Havana itself is surprisingly quiet, curled up on the empty, modest shore of the Caribbean, with tumbling green forests that lining its fortress walls. Cuba's crumbling streets, mostly void of traffic, are dotted with pastel cars from the 60’s – yes, there are as many as you’ve been lead to believe – their whimsical horns and roaring exhaust pipes creating a nonstop cacophony against a backdrop of blocky Soviet buildings, British colonial mansions covered in ivy and graffiti, and turquoise-and-gold painted restaurants and storefronts where locals lounge outside, reading old novels and selling cigars and pineapples and offering to shine your shoes.


The accents are as thick and sweet as the cigar smoke in Hemingway’s favorite dimly lit bars, and people openly grab each other’s hips in broad daylight on the stone walls that lin the marinas, or next to the square’s fountains, their skin bathed in buttery evening light. 3 PM on a Monday feels like 2 AM on a Saturday, and it’s effortlessly eccentric, wonderfully racy, and each minute spent in a crooked, dusty, deliciously musical alleyway almost begs you to join in.


It feels like one hundred different places I’ve been to all rolled into one: the isolation of Barrow, Alaska; the colors and cobblestone of Cusco and Quito; the whimsy of Dubrovnik; the dust and Soviet squares of Bosnia; the sensuality and intimacy of Mykonos. Police officers stand on street corners playing guitars, apartment balconies overflow with purple flowers yet stand above crumbling imperialist Danish buildings; the sound of muffled salsa music and the smell of rum on the breeze. It’s dystopian, it’s deep, it’s everything you thought couldn’t exist rolled into one small gorgeously mysterious island.

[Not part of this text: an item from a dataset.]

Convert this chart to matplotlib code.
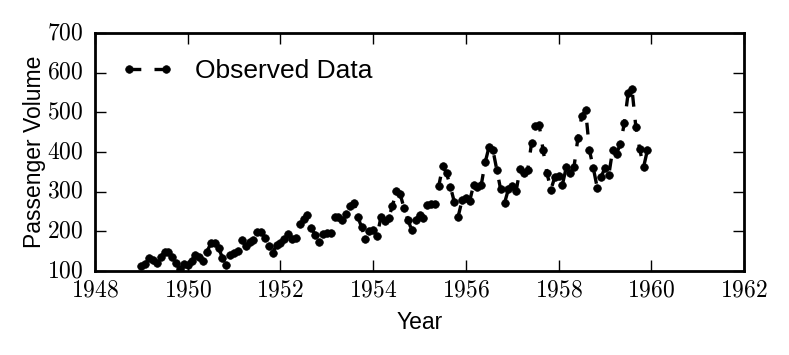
import numpy as np
import matplotlib
matplotlib.use("Agg")
import matplotlib.pyplot as plt
from matplotlib.ticker import FuncFormatter

# monthly passenger counts, 1949-1959
passengers = [
    112, 118, 132, 129, 121, 135, 148, 148, 136, 119, 104, 118,
    115, 126, 141, 135, 125, 149, 170, 170, 158, 133, 114, 140,
    145, 150, 178, 163, 172, 178, 199, 199, 184, 162, 146, 166,
    171, 180, 193, 181, 183, 218, 230, 242, 209, 191, 172, 194,
    196, 196, 236, 235, 229, 243, 264, 272, 237, 211, 180, 201,
    204, 188, 235, 227, 234, 264, 302, 293, 259, 229, 203, 229,
    242, 233, 267, 269, 270, 315, 364, 347, 312, 274, 237, 278,
    284, 277, 317, 313, 318, 374, 413, 405, 355, 306, 271, 306,
    315, 301, 356, 348, 355, 422, 465, 467, 404, 347, 305, 336,
    340, 318, 362, 348, 363, 435, 491, 505, 404, 359, 310, 337,
    360, 342, 406, 396, 420, 472, 548, 559, 463, 407, 362, 405,
]
start_year = 1949
years = start_year + np.arange(len(passengers)) / 12.0

plt.style.use("classic")
plt.rcParams["mathtext.fontset"] = "cm"
plt.rcParams["lines.scale_dashes"] = False
plt.rcParams["font.family"] = ["Liberation Sans", "DejaVu Sans"]

fig = plt.figure(figsize=(7.89, 3.55), dpi=100, facecolor="white")
ax = fig.add_axes([0.1204, 0.2366, 0.8226, 0.6704])

ax.plot(years, passengers, "k--", marker="o", markersize=5.5, linewidth=2.4,
        markeredgecolor="k", dashes=(8.5, 9.5), label="Observed Data")

ax.set_xlim(1948, 1962)
ax.set_ylim(100, 700)
ax.set_xticks(np.arange(1948, 1963, 2))
ax.set_yticks(np.arange(100, 701, 100))
fmt = FuncFormatter(lambda v, p: r"$%d$" % v)
ax.xaxis.set_major_formatter(fmt)
ax.yaxis.set_major_formatter(fmt)
ax.tick_params(labelsize=17, width=1, length=8, direction="in")
ax.tick_params(axis="x", pad=6)
ax.tick_params(axis="y", pad=8)
ax.minorticks_off()
for s in ax.spines.values():
    s.set_linewidth(2)

ax.set_xlabel("Year", fontsize=16.5, labelpad=7)
ax.set_ylabel("Passenger Volume", fontsize=16.5, labelpad=1)
ax.legend(loc="upper left", frameon=False, numpoints=2, fontsize=19,
          handlelength=2.0, handletextpad=0.8, borderaxespad=0.6)

fig.savefig("out.png", dpi=100, facecolor="white")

The rest of the country is also vivid and bright, with richly green mountains that hold deep valleys of red rock and cool waterfalls, and an empty, sprawling coastline boasts vibrant coral reefs swarming with passive, curious sharks, hundreds of neon fish, and emerald waves that gently lap the white beaches. Cuba is pausing to chew on sugar cane offered by an old farmer you pass by, it's the sound of a Harley's engine ripping across meadows full of buffalo and wildflowers.